In an earlier blog, I mentioned that when going on holiday we almost missed the last ferry to Koh Chang because Cat spent an hour or two before we left setting up an insect trap for Mama and Nan. Dare I say, when I thought I was going to miss my sixtieth birthday party on the beach, it really bugged me. Anyway, the result is that I now can admire a strange structure behind the house consisting of a bamboo pole with a rusty piece of corrugated sheeting tied to it and a light that glows eerily purple at night. I should be grateful of course as this construct no doubt could be sold for a considerable sum in London as modern sculpture and also because Nan is now able to sell the insects it catches for at least twenty baht a day.

So how does it work? Well, the insects see the purple light and decide reasonably enough to hurl themselves at the sheeting, then fall into a bucket of water and have a swim. Some miss the bucket and land on the earth into which they then burrow for whatever reason. Now, every day, first thing in the cool of the morning there’s a huddle of those near and dear to me sifting through the soil and picking out the insects one by one. Yummee!

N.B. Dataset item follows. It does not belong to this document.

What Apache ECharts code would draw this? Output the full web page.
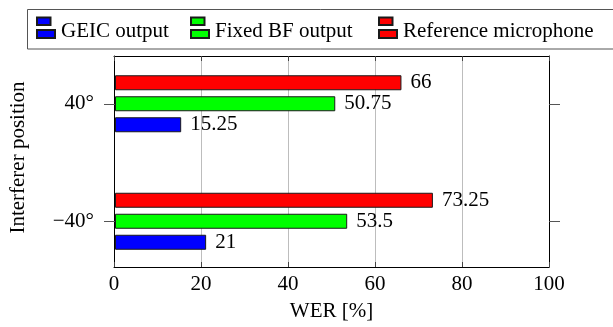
<!DOCTYPE html>
<html>
<head>
<meta charset="utf-8">
<script src="https://cdn.jsdelivr.net/npm/echarts@6/dist/echarts.min.js"></script>
<style>html,body{margin:0;padding:0;background:#fff;}#c{width:613px;height:327px;}</style>
</head>
<body>
<div id="c"></div>
<script>
var categories = ['\u221240\u00b0', '40\u00b0'];
var seriesNames = ['GEIC output', 'Fixed BF output', 'Reference microphone'];
var geic = [21, 15.25];
var fixedBF = [53.5, 50.75];
var refMic = [73.25, 66];
var xTicks = [0, 20, 40, 60, 80, 100];

var FONT = 'Liberation Serif';
var FS = 21;
var colors = ['#0000ff', '#00ff00', '#ff0000'];
var values = [geic, fixedBF, refMic];
var icon = 'path://M0,0L13.5,0L13.5,7.5L0,7.5Z M0,12.5L18,12.5L18,20.5L0,20.5Z';

var chart = echarts.init(document.getElementById('c'), null, {renderer: 'canvas'});
var legendLefts = [36, 190, 378];
var legends = seriesNames.map(function (n, i) {
  return {
    data: [n], left: legendLefts[i], top: 16.5, orient: 'horizontal',
    itemWidth: 18, itemHeight: 20.5, icon: icon, itemGap: 0, padding: 0,
    formatter: '{t|{name}}',
    textStyle: {fontFamily: FONT, fontSize: FS, color: '#000',
      rich: {t: {fontFamily: FONT, fontSize: FS, color: '#000', padding: [7, 0, 0, 1]}}},
    selectedMode: false
  };
});

// bars are stacked top-to-bottom in series order, so draw the reference first
var order = [2, 1, 0];

var option = {
  animation: false,
  backgroundColor: '#fff',
  legend: legends,
  graphic: [{
    type: 'rect', shape: {x: 27.5, y: 9.5, width: 620, height: 39.5},
    style: {fill: 'none', stroke: '#555', lineWidth: 1}, silent: true
  }],
  grid: [
    {left: 114, top: 56, width: 435, height: 212},
    {left: 114, top: 45, width: 435, height: 235}
  ],
  xAxis: [
    {type: 'value', gridIndex: 0, min: xTicks[0], max: xTicks[xTicks.length - 1], interval: 20,
     position: 'bottom',
     name: 'WER [%]', nameLocation: 'middle', nameGap: 34,
     nameTextStyle: {fontFamily: FONT, fontSize: FS, color: '#000'},
     axisLine: {show: true, onZero: false, lineStyle: {color: '#000', width: 1}},
     axisTick: {show: true, inside: true, length: 5, lineStyle: {color: '#444'}},
     axisLabel: {fontFamily: FONT, fontSize: FS, color: '#000', margin: 7},
     splitLine: {show: true, showMinLine: false, showMaxLine: false, lineStyle: {color: '#bdbdbd', width: 1}}},
    {type: 'value', gridIndex: 0, min: 0, max: 100, interval: 20, position: 'top',
     axisLine: {show: true, onZero: false, lineStyle: {color: '#000', width: 1}},
     axisTick: {show: true, inside: true, length: 5, lineStyle: {color: '#444'}},
     axisLabel: {show: false}, splitLine: {show: false}},
    {type: 'value', gridIndex: 1, min: 0, max: 100, show: false}
  ],
  yAxis: [
    {type: 'value', gridIndex: 0, min: 0, max: 1, position: 'left',
     axisLine: {show: true, onZero: false, lineStyle: {color: '#000', width: 1}},
     axisTick: {show: false}, axisLabel: {show: false}, splitLine: {show: false}},
    {type: 'value', gridIndex: 0, min: 0, max: 1, position: 'right',
     axisLine: {show: true, onZero: false, lineStyle: {color: '#000', width: 1}},
     axisTick: {show: false}, axisLabel: {show: false}, splitLine: {show: false}},
    {type: 'category', gridIndex: 1, data: categories, position: 'left',
     name: 'Interferer position', nameLocation: 'middle', nameGap: 86, nameRotate: 90,
     nameTextStyle: {fontFamily: FONT, fontSize: FS, color: '#000', padding: [0, 0, 0, 10]},
     axisLine: {show: false},
     axisTick: {show: true, alignWithLabel: true, length: 11, lineStyle: {color: '#555'}},
     axisLabel: {fontFamily: FONT, fontSize: FS, color: '#000', margin: 21},
     splitLine: {show: false}},
    {type: 'category', gridIndex: 1, data: categories, position: 'right',
     axisLine: {show: false},
     axisTick: {show: true, alignWithLabel: true, length: 11, lineStyle: {color: '#555'}},
     axisLabel: {show: false}, splitLine: {show: false}}
  ],
  series: order.map(function (i) {
    return {
      name: seriesNames[i], type: 'bar', xAxisIndex: 2, yAxisIndex: 2,
      data: values[i], barWidth: 15, barGap: '40%',
      itemStyle: {color: colors[i], borderColor: '#1a1a1a', borderWidth: 1},
      label: {show: true, position: 'right', distance: 9,
              fontFamily: FONT, fontSize: FS, color: '#000'}
    };
  })
};
chart.setOption(option);
</script>
</body>
</html>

Whether you eat insects or not is a matter of culture, though I can vouch for the fact that fried insects can be delicious and are clearly nutritious. What’s delicious and luxurious, however, depends on whether you acquire the taste as you grow up. What, for example, could be more disgusting than Stilton cheese. Swallowing raw oysters is quite revolting, yet eaten with fresh French bread and washed down with a chilled dry white wine, it’s my idea of gustatory heaven.

A week or two back, I was laying a few pieces of turf I’d bought at a garden centre when a neighbour from one of the poorest houses in our soi greeted me from across the fence. She was carrying a long bamboo pole on the end of which was a small net. She was hunting for red ants nests. I’d only spent a hundred baht on the turf but I stopped work and slunk away as I didn’t want her to see my wasteful folly of ‘gardening’. I felt uncomfortable that here she was gathering such awful food for her family when I can waste money on turf and cruise the supermarket with a heavily laden trolley.

High in the trees, the red ants sew the leaves together into a nest, clearly visible from the ground and the eggs inside provide useful sustenance. I’ve eaten them, generally with a few ants mixed in and they’re tasteless but perfectly palatable. Cat says red ants are becoming fewer because of being hunted, which is sad because rather than being a food of poverty, they’re also a food of choice. The folks around here love them and would of course eat them in preference to something very similar we Europeans regard as a delicacy. While they adore red ants' eggs, we go for caviare, because they're what we each are accustomed to liking.

There’s so much to say about gathering food, that it’s a subject I shall return to later on, but I’ll end with a passing thought. Even if there’s a red ant shortage, I wonder what the rat to person ratio is in Thailand. Despite the intensive hunting, are the Thais fortunate enough to have more rats than we do back in Britain?